Infusing handcrafted gelato with Asian flavours
Yik Sin and Elissa Pham launching second location of their popular dessert shop
There’s no question — or denying — that turning horsemeat, pizza or turkey stuffing into gelato is a “weird” thing to do.
Some parlours get away with it, occasionally creating deliciousness, but most of the time these novel flavours seem like marketing ploys, attempts to out-wacky the competition or draw tourists.
But ask Yik Sin, 35, why his gelato is infused with ingredients that include black sesame, oolong tea and soursop (a sour-sweet fruit that looks like the spiny offspring of an avocado and pear) and his answer is simple:
“It’s not weird to me,” he says. “These are flavours I grew up on.”
Odd or not, they’ve been selling well at Kekou Gelato on Baldwin St., the Asian gelato shop Sin co-owns with business partner/girlfriend Elissa Pham. So well, in fact, the couple has opened a second location on Queen St., just west of Spadina Ave. And unlike their first small shop, this one will be open during winter.
It will expose their unique, chilly product to a more diverse array of customers who may not be as diehard foodies as those who frequent Baldwin’s eclectic shops.
At this new location, a wide open space in a former vintage clothing shop, Sin and Pham also sell a range of tea lattes and already have a display to house homemade baked goods (red-bean croissant, perhaps? Durian brûlée?).
That’s still in the planning phase — the same kind of experimentation that lead to their innovative gelato flavours.
That is, after Sin and Pham gave up the bar scene for their go-to date night activity, staying home and eating gelato, they say.
Sin, who admits he’s long been addicted to “cold desserts,” and Pham would spend their evenings together visiting gelato parlours and then playing with their favourite flavours at home.
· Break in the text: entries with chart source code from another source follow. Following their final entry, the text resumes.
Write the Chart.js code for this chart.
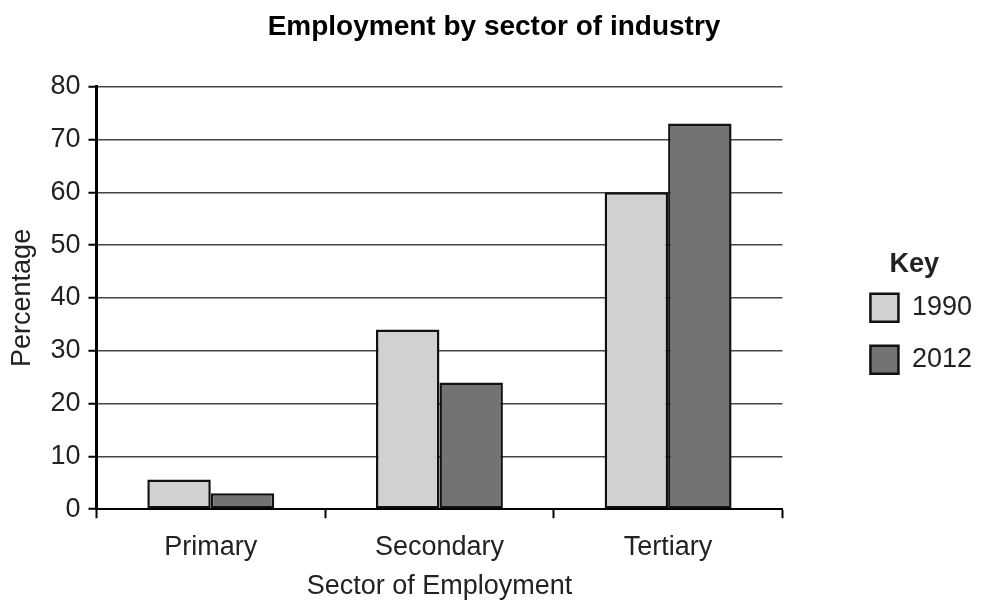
<!DOCTYPE html>
<html>
<head>
<meta charset="utf-8">
<script src="https://cdn.jsdelivr.net/npm/chart.js@4/dist/chart.umd.min.js"></script>
<style>
  html, body { margin: 0; padding: 0; background: #fff; }
  #wrap { width: 982px; height: 607px; }
</style>
</head>
<body>
<div id="wrap"><canvas id="c"></canvas></div>
<script>
const categories = ["Primary", "Secondary", "Tertiary"];
const series1990 = [5.6, 34, 60];
const series2012 = [3, 24, 73];
const seriesNames = ["1990", "2012"];

const FONT = "'Liberation Sans', Arial, Helvetica, sans-serif";
const TXT = "#222";

new Chart(document.getElementById('c'), {
  type: 'bar',
  data: {
    labels: categories,
    datasets: [
      { label: seriesNames[0], data: series1990, backgroundColor: '#d1d1d1', borderColor: '#111', borderWidth: 2.5, borderSkipped: false, categoryPercentage: 0.555, barPercentage: 1 },
      { label: seriesNames[1], data: series2012, backgroundColor: '#737373', borderColor: '#111', borderWidth: 2.5, borderSkipped: false, categoryPercentage: 0.555, barPercentage: 1 }
    ]
  },
  options: {
    responsive: true,
    maintainAspectRatio: false,
    animation: false,
    layout: { padding: { top: 8, left: 6, right: 0, bottom: 4 } },
    plugins: {
      title: {
        display: true,
        text: 'Employment by sector of industry',
        color: '#000',
        font: { family: FONT, size: 28, weight: 'bold' },
        padding: { top: 2, bottom: 43 }
      },
      legend: {
        display: true,
        position: 'right',
        align: 'center',
        title: {
          display: true,
          text: 'Key',
          color: TXT,
          font: { family: FONT, size: 27, weight: 'bold' },
          padding: { top: 38, bottom: -14 }
        },
        labels: {
          color: TXT,
          font: { family: FONT, size: 27 },
          boxWidth: 28,
          boxHeight: 28,
          padding: 24
        }
      },
      tooltip: { enabled: false }
    },
    scales: {
      x: {
        offset: true,
        grid: {
          display: true,
          offset: true,
          drawOnChartArea: false,
          drawTicks: true,
          tickLength: 9,
          tickColor: '#000',
          tickWidth: 2
        },
        border: { display: true, color: '#000', width: 2 },
        ticks: { color: TXT, font: { family: FONT, size: 27 }, padding: 13 },
        title: { display: true, text: 'Sector of Employment', color: TXT, font: { family: FONT, size: 27 }, padding: { top: -6, bottom: 0 } }
      },
      y: {
        min: 0,
        max: 80,
        ticks: { stepSize: 10, color: TXT, font: { family: FONT, size: 27 }, padding: 8 },
        grid: {
          color: '#444',
          lineWidth: 1.5,
          drawTicks: true,
          tickLength: 8,
          tickColor: '#000',
          tickWidth: 2
        },
        border: { display: true, color: '#000', width: 3 },
        title: { display: true, text: 'Percentage', color: TXT, font: { family: FONT, size: 27 }, padding: { top: 0, bottom: 4 } }
      },
      gap: {
        type: 'linear',
        position: 'right',
        display: true,
        grid: { display: false, drawOnChartArea: false, drawTicks: false },
        border: { display: false },
        ticks: { display: false },
        afterFit: function (s) { s.width = 64; }
      }
    }
  }
});
</script>
</body>
</html>
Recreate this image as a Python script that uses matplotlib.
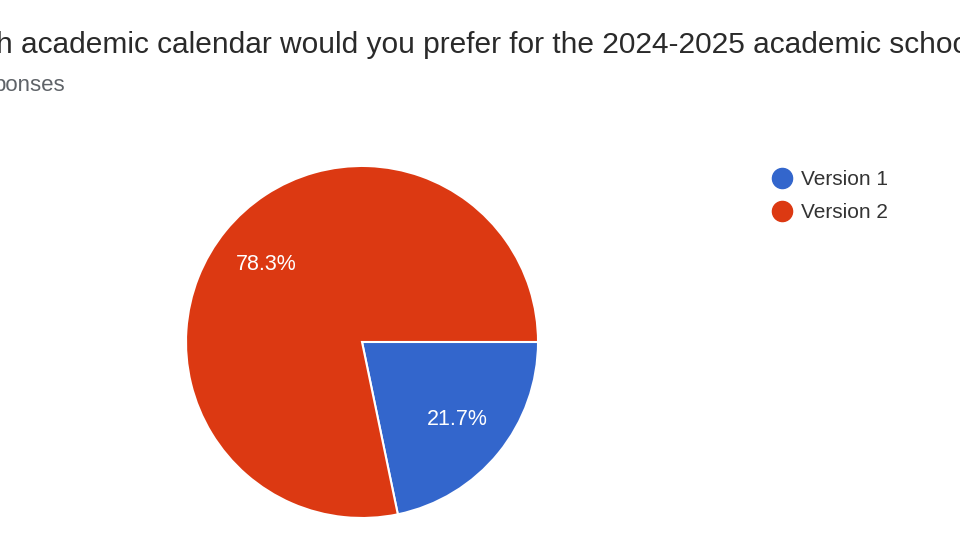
import matplotlib
matplotlib.use("Agg")
import matplotlib.pyplot as plt
from matplotlib.lines import Line2D

plt.rcParams['font.family'] = ['Liberation Sans', 'DejaVu Sans']

# survey results (23 responses)
labels = ['Version 1', 'Version 2']
counts = [5, 18]
colors = ['#3366cc', '#dc3912']
title = 'h academic calendar would you prefer for the 2024-2025 academic school year?'
subtitle = 'ponses'

fig = plt.figure(figsize=(9.6, 5.4), dpi=100)
fig.patch.set_facecolor('white')

fig.text(-0.004, 0.917, title, fontsize=21.5, color='#2a2a2a', ha='left', va='center')
fig.text(-0.007, 0.842, subtitle, fontsize=16, color='#5f6368', ha='left', va='center')

ax = fig.add_axes([0.19375, 0.0407, 0.3667, 0.652])
wedges, texts, autotexts = ax.pie(
    counts, colors=colors, startangle=0, counterclock=False,
    autopct='%1.1f%%', pctdistance=0.7,
    wedgeprops=dict(edgecolor='white', linewidth=1.5),
    textprops=dict(color='white', fontsize=15.5))
ax.set_xlim(-1, 1)
ax.set_ylim(-1, 1)
ax.set_aspect('equal')

handles = [Line2D([], [], marker='o', linestyle='none', markersize=14.5,
                  markerfacecolor=c, markeredgecolor=c) for c in colors]
fig.legend(handles, labels, loc='upper left', bbox_to_anchor=(0.7955, 0.701),
           frameon=False, fontsize=15, handlelength=1.0, handletextpad=0.4,
           labelspacing=0.69, labelcolor='#333333', borderaxespad=0)

fig.savefig('out.png', dpi=100, facecolor='white')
Sin, who is Korean, and Pham, who is Vietnamese, just created gelatos from ingredients and foods they loved to eat.
And, Pham says, “the ball kept rolling and we kept thinking of more flavours.”
Kekou has 17 of them for sale at any time — the long, sleek counter is always stocked and staff are happy to give samples. The gelato’s made in the back — handcrafted, of course, and churned in one of two Cattabriga EFFE 6 machines flown in from Italy.
Aside from using only fresh ingredients — gelato maker Nelson Phu, 28, picks up whatever’s fresh that day at market which staff then peel, pit, strain and steep all by hand — they make the base from scratch, with only cream, milk, eggs and sugar (absolutely no fillers or stabilizers whatsoever). As well, Sin and Pham repasteurize all the milk they use — even though it is the same milk we buy in the grocery store.
Two huge silver cylinders — a pasteurizer and cooler — overpower a closet-sized room at the shop’s back.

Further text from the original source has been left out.